The new frontier in ID research is on its long-term effects on the genome. Important whole-brain genomic effects observed 6 months after early IDA in the rat include reductions in myelin basic protein expression and microtubule-associated protein-2, which codes for a scaffolding program important for cytoskeletal stability.34 The effects appear to be regional as well. Early IDA acutely altered genes involved in synaptic efficacy, neurotransmitter release, determination of structure, and neurotrophic factors.35 All point to long-term dysregulation of brain processes that are critical for normal adult synaptic plasticity.

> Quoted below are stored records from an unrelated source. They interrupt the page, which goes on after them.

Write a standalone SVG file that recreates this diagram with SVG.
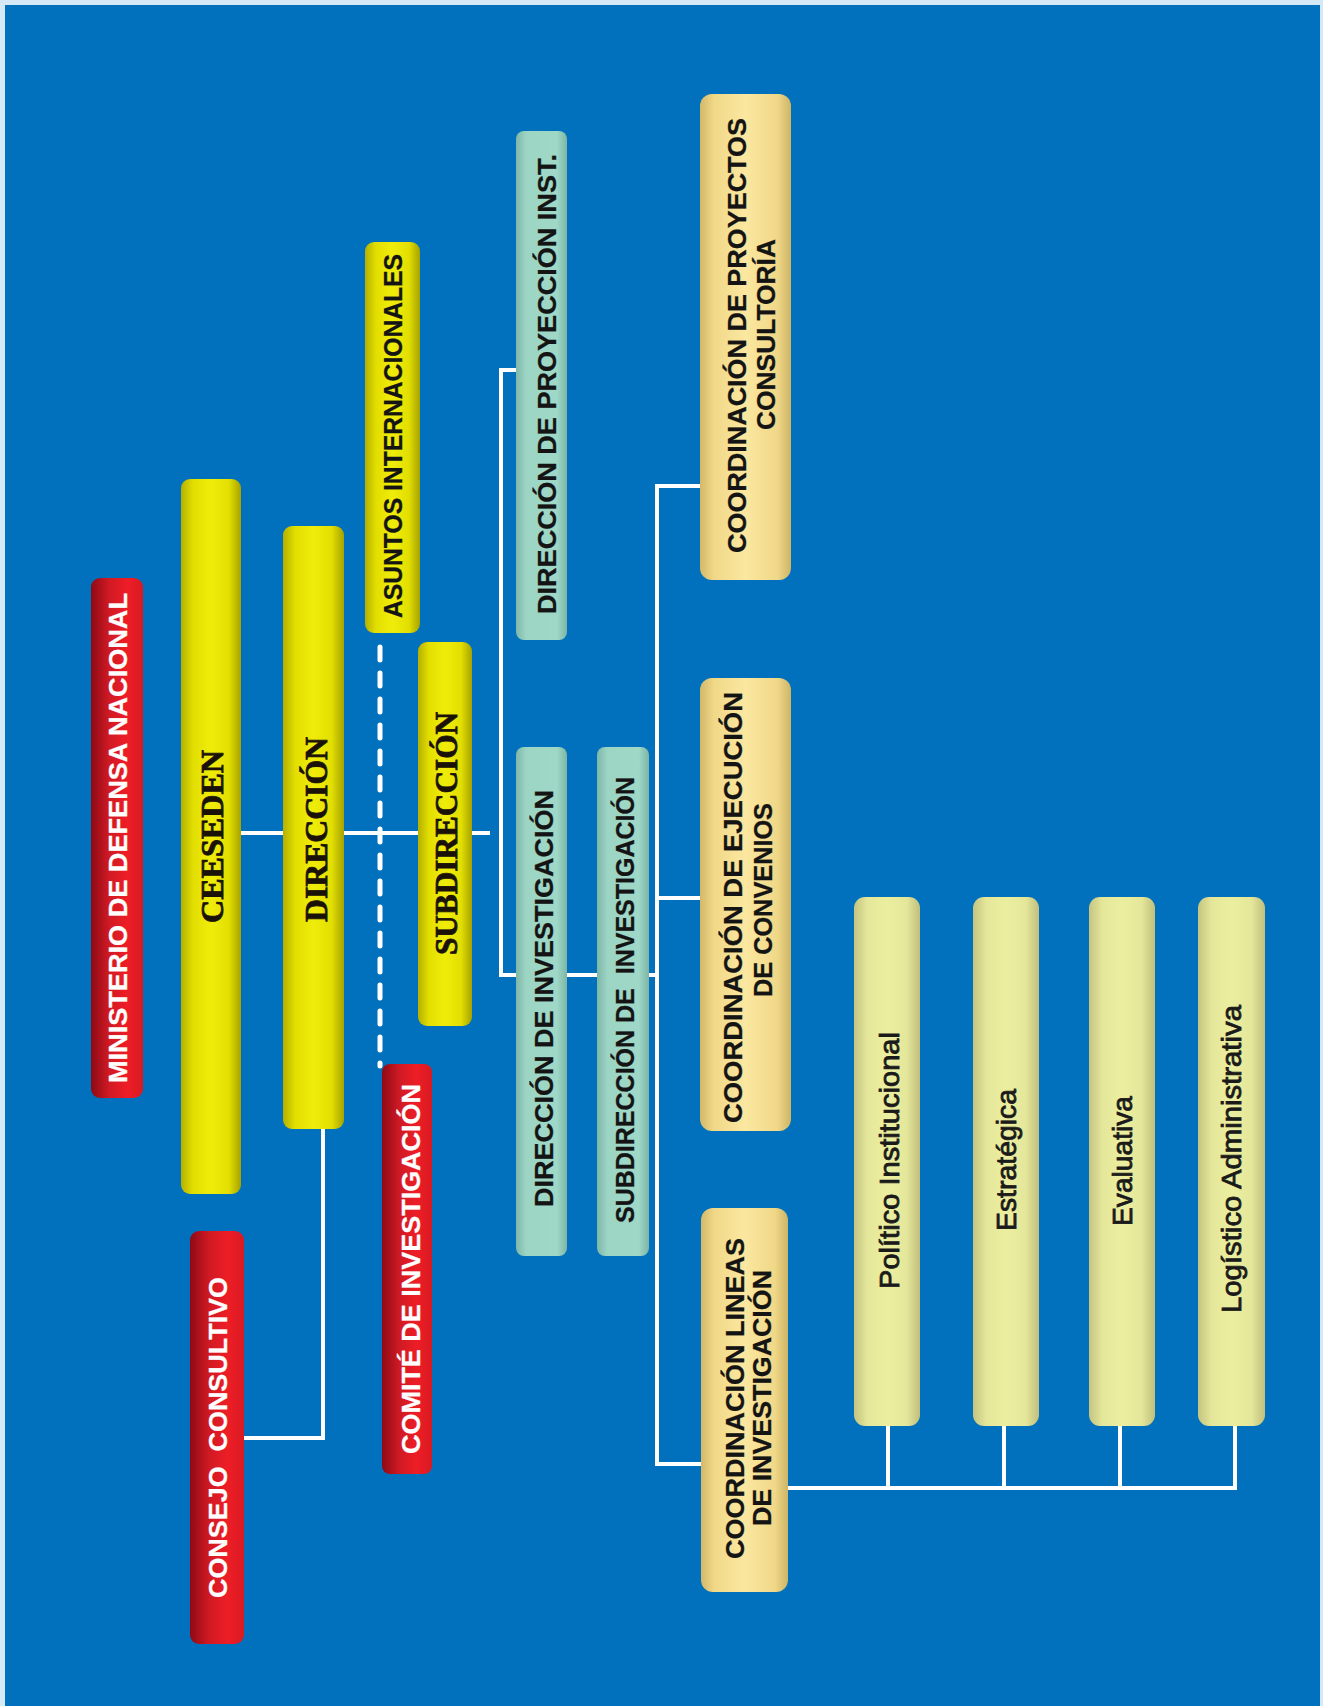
<svg xmlns="http://www.w3.org/2000/svg" width="1323" height="1706" viewBox="0 0 1323 1706">
<defs>
<linearGradient id="gRed" x1="0" y1="0" x2="1" y2="0">
<stop offset="0" stop-color="#8e0a15"/><stop offset="0.35" stop-color="#d01a24"/><stop offset="0.7" stop-color="#ee1d26"/><stop offset="1" stop-color="#d81a22"/>
</linearGradient>
<linearGradient id="gYel" x1="0" y1="0" x2="1" y2="0">
<stop offset="0" stop-color="#b4b000"/><stop offset="0.2" stop-color="#e2de00"/><stop offset="0.5" stop-color="#f0ec0a"/><stop offset="0.8" stop-color="#e2de00"/><stop offset="1" stop-color="#a6a200"/>
</linearGradient>
<linearGradient id="gTeal" x1="0" y1="0" x2="1" y2="0">
<stop offset="0" stop-color="#7db7a8"/><stop offset="0.2" stop-color="#9dd5c5"/><stop offset="0.8" stop-color="#a0d8c8"/><stop offset="1" stop-color="#7db5a6"/>
</linearGradient>
<linearGradient id="gTan" x1="0" y1="0" x2="1" y2="0">
<stop offset="0" stop-color="#d2b868"/><stop offset="0.15" stop-color="#f0d888"/><stop offset="0.5" stop-color="#fbe7a0"/><stop offset="0.85" stop-color="#f0d888"/><stop offset="1" stop-color="#cdb466"/>
</linearGradient>
<linearGradient id="gPale" x1="0" y1="0" x2="1" y2="0">
<stop offset="0" stop-color="#c4c480"/><stop offset="0.2" stop-color="#e4e69a"/><stop offset="0.5" stop-color="#ecee9f"/><stop offset="0.8" stop-color="#e4e69a"/><stop offset="1" stop-color="#c0bf7c"/>
</linearGradient>
<style>
.red{fill:url(#gRed)}
.yel{fill:url(#gYel)}
.teal{fill:url(#gTeal)}
.tan{fill:url(#gTan)}
.pale{fill:url(#gPale)}
.ln{stroke:#ffffff;stroke-width:4;fill:none}
.dash{stroke:#ffffff;stroke-width:5;fill:none;stroke-dasharray:13 13;stroke-linecap:round}
.tw{fill:#ffffff;font-family:"Liberation Sans",Arial,sans-serif;font-weight:bold;font-size:26px;stroke:#ffffff;stroke-width:0.3}
.tk{fill:#141414;font-family:"Liberation Sans",Arial,sans-serif;font-weight:bold;font-size:26px;stroke:#141414;stroke-width:0.3}
.ts{fill:#1a1208;font-family:"Liberation Serif","Times New Roman",serif;font-weight:bold;font-size:32px;stroke:#1a1208;stroke-width:0.8}
.tp{fill:#1a1a1a;font-family:"Liberation Sans",Arial,sans-serif;font-size:28px;stroke:#1a1a1a;stroke-width:0.8}
</style>
</defs>
<rect x="0" y="0" width="1323" height="1706" fill="#d6e9f6"/>
<rect x="5" y="5" width="1315" height="1701" fill="#0171bd"/>

<g id="connectors">
<path class="ln" d="M241 833 H490"/>
<path class="ln" d="M323 1129 V1438 H244"/>
<path class="dash" d="M380 647 V1066"/>
<path class="ln" d="M517 370 H501 V975 H657"/>
<path class="ln" d="M700 486 H657 V1464 H702"/>
<path class="ln" d="M657 898 H701"/>
<path class="ln" d="M787 1488 H1237"/>
<path class="ln" d="M888 1426 V1488 M1004 1426 V1488 M1120 1426 V1488 M1235 1426 V1488"/>
</g>

<g id="ministerio">
<rect class="red" x="91" y="578" width="52" height="520" rx="9"/>
<text class="tw" transform="translate(127 1083) rotate(-90)" textLength="490" lengthAdjust="spacingAndGlyphs">MINISTERIO DE DEFENSA NACIONAL</text>
</g>
<g id="ceeseden">
<rect class="yel" x="181" y="479" width="60" height="715" rx="9"/>
<text class="ts" transform="translate(223 923) rotate(-90)" textLength="173" lengthAdjust="spacingAndGlyphs">CEESEDEN</text>
</g>
<g id="direccion">
<rect class="yel" x="283" y="526" width="61" height="603" rx="9"/>
<text class="ts" transform="translate(327 922) rotate(-90)" textLength="185" lengthAdjust="spacingAndGlyphs">DIRECCIÓN</text>
</g>
<g id="asuntos">
<rect class="yel" x="365" y="242" width="55" height="391" rx="9"/>
<text class="tk" transform="translate(402 618) rotate(-90)" textLength="364" lengthAdjust="spacingAndGlyphs">ASUNTOS INTERNACIONALES</text>
</g>
<g id="subdireccion">
<rect class="yel" x="418" y="642" width="54" height="384" rx="9"/>
<text class="ts" transform="translate(457 955) rotate(-90)" textLength="243" lengthAdjust="spacingAndGlyphs">SUBDIRECCIÓN</text>
</g>
<g id="comite">
<rect class="red" x="382" y="1064" width="50" height="410" rx="8"/>
<text class="tw" transform="translate(420 1454) rotate(-90)" textLength="370" lengthAdjust="spacingAndGlyphs">COMITÉ DE INVESTIGACIÓN</text>
</g>
<g id="consejo">
<rect class="red" x="190" y="1231" width="54" height="413" rx="9"/>
<text class="tw" transform="translate(227 1598) rotate(-90)" textLength="321" lengthAdjust="spacingAndGlyphs" xml:space="preserve">CONSEJO  CONSULTIVO</text>
</g>
<g id="dir-proyeccion">
<rect class="teal" x="516" y="131" width="51" height="509" rx="8"/>
<text class="tk" transform="translate(556 614) rotate(-90)" textLength="460" lengthAdjust="spacingAndGlyphs">DIRECCIÓN DE PROYECCIÓN INST.</text>
</g>
<g id="dir-investigacion">
<rect class="teal" x="516" y="747" width="51" height="509" rx="8"/>
<text class="tk" transform="translate(553 1207) rotate(-90)" textLength="417" lengthAdjust="spacingAndGlyphs">DIRECCIÓN DE INVESTIGACIÓN</text>
</g>
<g id="subdir-investigacion">
<rect class="teal" x="597" y="747" width="52" height="509" rx="8"/>
<text class="tk" transform="translate(634 1223) rotate(-90)" textLength="446" lengthAdjust="spacingAndGlyphs" xml:space="preserve">SUBDIRECCIÓN DE  INVESTIGACIÓN</text>
</g>
<g id="coord-proyectos">
<rect class="tan" x="700" y="94" width="91" height="486" rx="12"/>
<text class="tk" transform="translate(746 553) rotate(-90)" textLength="435" lengthAdjust="spacingAndGlyphs">COORDINACIÓN DE PROYECTOS</text>
<text class="tk" transform="translate(775 430) rotate(-90)" textLength="191" lengthAdjust="spacingAndGlyphs">CONSULTORÍA</text>
</g>
<g id="coord-ejecucion">
<rect class="tan" x="700" y="678" width="91" height="453" rx="12"/>
<text class="tk" transform="translate(742 1123) rotate(-90)" textLength="431" lengthAdjust="spacingAndGlyphs">COORDINACIÓN DE EJECUCIÓN</text>
<text class="tk" transform="translate(772 997) rotate(-90)" textLength="194" lengthAdjust="spacingAndGlyphs">DE CONVENIOS</text>
</g>
<g id="coord-lineas">
<rect class="tan" x="701" y="1208" width="87" height="384" rx="12"/>
<text class="tk" transform="translate(744 1559) rotate(-90)" textLength="321" lengthAdjust="spacingAndGlyphs">COORDINACIÓN LINEAS</text>
<text class="tk" transform="translate(771 1526) rotate(-90)" textLength="256" lengthAdjust="spacingAndGlyphs">DE INVESTIGACIÓN</text>
</g>
<g id="politico">
<rect class="pale" x="854" y="897" width="66" height="529" rx="11"/>
<text class="tp" transform="translate(899 1289) rotate(-90)" textLength="257" lengthAdjust="spacingAndGlyphs">Político Institucional</text>
</g>
<g id="estrategica">
<rect class="pale" x="973" y="897" width="66" height="529" rx="11"/>
<text class="tp" transform="translate(1016 1231) rotate(-90)" textLength="142" lengthAdjust="spacingAndGlyphs">Estratégica</text>
</g>
<g id="evaluativa">
<rect class="pale" x="1089" y="897" width="66" height="529" rx="11"/>
<text class="tp" transform="translate(1132 1226) rotate(-90)" textLength="130" lengthAdjust="spacingAndGlyphs">Evaluativa</text>
</g>
<g id="logistico">
<rect class="pale" x="1198" y="897" width="67" height="529" rx="11"/>
<text class="tp" transform="translate(1241 1313) rotate(-90)" textLength="308" lengthAdjust="spacingAndGlyphs">Logístico Administrativa</text>
</g>
</svg>
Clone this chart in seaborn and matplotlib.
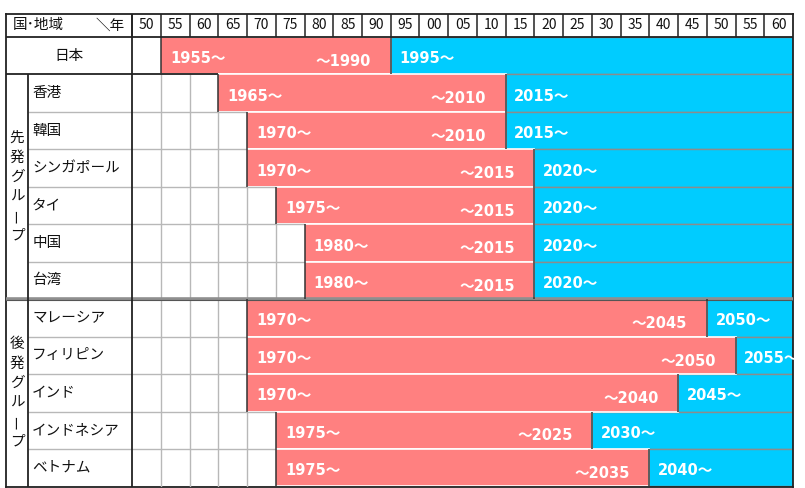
import matplotlib
matplotlib.use("Agg")
import matplotlib.pyplot as plt
import seaborn as sns
import pandas as pd

# ---------------- data ----------------
countries = ["日本", "香港", "韓国", "シンガポール", "タイ", "中国", "台湾",
             "マレーシア", "フィリピン", "インド", "インドネシア", "ベトナム"]
group_names = ["先発グループ", "後発グループ"]
group_rows = [(1, 6), (7, 11)]          # first / last row index of each group
red_start = [1955, 1965, 1970, 1970, 1975, 1980, 1980, 1970, 1970, 1970, 1975, 1975]
red_end = [1990, 2010, 2010, 2015, 2015, 2015, 2015, 2045, 2050, 2040, 2025, 2035]
blue_start = [1995, 2015, 2015, 2020, 2020, 2020, 2020, 2050, 2055, 2045, 2030, 2040]
year_labels = ["50", "55", "60", "65", "70", "75", "80", "85", "90", "95", "00",
               "05", "10", "15", "20", "25", "30", "35", "40", "45", "50", "55", "60"]
first_year = 1950
step = 5
header_text_left = "国･地域"
header_text_right = "＼年"

# ---------------- layout ----------------
sns.set_theme(style="white")
plt.rcParams["font.family"] = ["Noto Sans CJK JP", "DejaVu Sans"]

RED = "#FF8080"
BLUE = "#00CCFF"
X0 = 1928.05               # left edge of table (data units = years)
XG = 1931.9                # right edge of group column
X_END = first_year + step * len(year_labels)   # 2065
HDR = 0.614                # header height in row units
n = len(countries)

fig = plt.figure(figsize=(8.05, 4.88), dpi=100)
ax = fig.add_axes([6 / 805, 1.5 / 488, 787 / 805, 472.5 / 488])

df = pd.DataFrame({"country": countries,
                   "full": [X_END] * n,
                   "blue_start": blue_start,
                   "red_start": red_start})

common = dict(data=df, y="country", order=countries, orient="h", width=1.0,
              saturation=1, ax=ax)
sns.barplot(x="full", color=BLUE, edgecolor="#8c8c8c", linewidth=1.0, **common)
sns.barplot(x="blue_start", color=RED, edgecolor="white", linewidth=1.2, **common)
sns.barplot(x="red_start", color="white", linewidth=0, **common)

ax.set_xlim(X0, X_END)
ax.set_ylim(n - 0.5, -0.5 - HDR)
ax.set_xticks([])
ax.set_yticks([])
ax.set_xlabel("")
ax.set_ylabel("")
for s in ax.spines.values():
    s.set_visible(True)
    s.set_color("#222222")
    s.set_linewidth(1.3)

GRID = "#b8b8b8"
DARK = "#222222"
Z = 5

# empty-cell vertical grid
for i in range(n):
    t = first_year + step
    while t < red_start[i]:
        ax.vlines(t, i - 0.5, i + 0.5, color=GRID, lw=1.0, zorder=Z)
        t += step

# horizontal row boundaries in the label / empty region
for i in range(n - 1):
    y = i + 0.5
    xr = max(red_start[i], red_start[i + 1])
    if i == 0:
        ax.hlines(y, X0, xr, color=DARK, lw=1.3, zorder=Z + 1)
    elif i == group_rows[0][1]:
        ax.hlines(y, X0, X_END, color="#8f8f8f", lw=2.6, zorder=Z + 1)
        ax.hlines(y + 0.03, X0, X_END, color="#555555", lw=0.8, zorder=Z + 1)
    else:
        ax.hlines(y, XG, xr, color=GRID, lw=1.0, zorder=Z)

# dark bar boundaries
for i in range(n):
    ax.vlines(red_start[i], i - 0.5, i + 0.5, color="#333333", lw=1.1, zorder=Z + 1)
    ax.vlines(blue_start[i], i - 0.5, i + 0.5, color="#333333", lw=1.1, zorder=Z + 1)

# label column borders
ax.vlines(first_year, -0.5 - HDR, n - 0.5, color=DARK, lw=1.3, zorder=Z + 2)
ax.vlines(XG, 0.5, n - 0.5, color=DARK, lw=1.3, zorder=Z + 2)

# header
ax.hlines(-0.5, X0, X_END, color=DARK, lw=1.3, zorder=Z + 2)
yh = -0.5 - HDR / 2
for k, lab in enumerate(year_labels):
    x = first_year + step * k
    ax.vlines(x, -0.5 - HDR, -0.5, color=DARK, lw=1.1, zorder=Z + 2)
    ax.text(x + step / 2, yh, lab, ha="center", va="center", fontsize=10,
            color="#111111", zorder=Z + 3)
ax.text(1929.3, yh, header_text_left, ha="left", va="center", fontsize=10.5,
        color="#111111", zorder=Z + 3)
ax.text(1948.8, yh, header_text_right, ha="right", va="center", fontsize=10.5,
        color="#111111", zorder=Z + 3)

# country labels
for i, c in enumerate(countries):
    if i == 0:
        ax.text((X0 + first_year) / 2, i, c, ha="center", va="center",
                fontsize=10.5, color="#111111", zorder=Z + 3)
    else:
        ax.text(1932.6, i, c, ha="left", va="center", fontsize=10.5,
                color="#111111", zorder=Z + 3)

# vertical group labels
for name, (a, b) in zip(group_names, group_rows):
    center = (a + b) / 2
    spacing = 0.52
    m = len(name)
    for k, ch in enumerate(name):
        y = center + (k - (m - 1) / 2) * spacing
        rot = 90 if ch == "ー" else 0
        ax.text((X0 + XG) / 2, y, ch, ha="center", va="center", fontsize=10.5,
                rotation=rot, color="#111111", zorder=Z + 3)

# bar labels
lab_font = ["DejaVu Sans", "Noto Sans CJK JP"]
for i in range(n):
    ax.text(red_start[i] + 1.6, i + 0.08, f"{red_start[i]}～", ha="left",
            va="center", fontsize=10.5, fontweight="bold", color="white",
            family=lab_font, zorder=Z + 3)
    ax.text(blue_start[i] - 3.4, i + 0.15, f"～{red_end[i]}", ha="right",
            va="center", fontsize=10.5, fontweight="bold", color="white",
            family=lab_font, zorder=Z + 3)
    ax.text(blue_start[i] + 1.5, i + 0.08, f"{blue_start[i]}～", ha="left",
            va="center", fontsize=10.5, fontweight="bold", color="white",
            family=lab_font, zorder=Z + 3)

fig.savefig("out.png", dpi=100)
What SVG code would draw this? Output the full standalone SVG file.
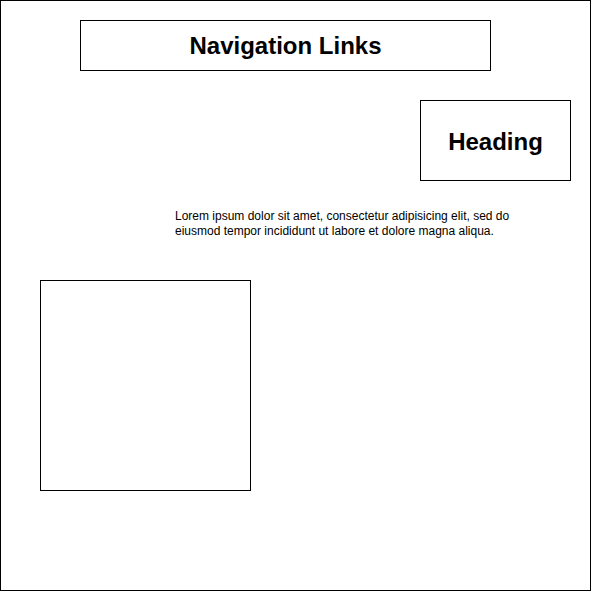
<svg xmlns="http://www.w3.org/2000/svg" width="591" height="591" viewBox="0 0 591 591">
<style>
.box{fill:#ffffff;stroke:#000000;stroke-width:1}
.title{font-family:"Liberation Sans",Arial,sans-serif;font-weight:bold;font-size:24px;fill:#000;text-anchor:middle}
.body{font-family:"Liberation Sans",Arial,sans-serif;font-size:12px;fill:#000}
</style>
<rect x="0" y="0" width="591" height="591" fill="#ffffff"/>
<g id="page"><rect class="box" x="0.5" y="0.5" width="590" height="590"/></g>
<g id="nav"><rect class="box" x="80.5" y="20.5" width="410" height="50"/><text class="title" x="285.5" y="54">Navigation Links</text></g>
<g id="heading"><rect class="box" x="420.5" y="100.5" width="150" height="80"/><text class="title" x="495.5" y="149.5">Heading</text></g>
<g id="paragraph"><text class="body" x="175" y="220">Lorem ipsum dolor sit amet, consectetur adipisicing elit, sed do</text><text class="body" x="175" y="235">eiusmod tempor incididunt ut labore et dolore magna aliqua.</text></g>
<g id="image"><rect class="box" x="40.5" y="280.5" width="210" height="210"/></g>
<g id="connectors"/>
</svg>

Finally, although it is convenient to use animal models to isolate specific long-term pathologic processes induced by early ID, abnormal behaviors are ultimately a complex product of the integration of multiple brain processes that work in cooperation or in competition.54 Early ID appears to have differential magnitudes of effect on the various systems involved in cognition, thus potentially disturbing the balance of their relative contributions to normal behavior. Unbalancing of memory systems can be induced by targeted genomic disruption of iron uptake in a single brain region (e.g., hippocampus). When this is done, not only is hippocampal-based recognition memory compromised,53 extra-hippocampal effects in the striatum are seen as well.55 This unbalancing of developing brain systems is thought to potentially underlie later-appearing developmental psychopathologies.56 For example, children born to iron-deficient mothers are more likely to develop schizophrenia later in life in a dose-dependent manner related to the degree of maternal ID.57
A robust parallel literature in humans and animal models strongly supports the premise that early ID causes long-term neurobehavioral abnormalities in spite of relatively prompt diagnosis and treatment. The abnormalities span important neurologic domains, including dopamine metabolism, myelination, and energy metabolism, whose proper function is critical for optimal brain health in adulthood. Adult neurobehavioral dysfunction not only serves as a personal behavioral risk in terms of educational achievement and job placement, it also poses a risk to the following generation.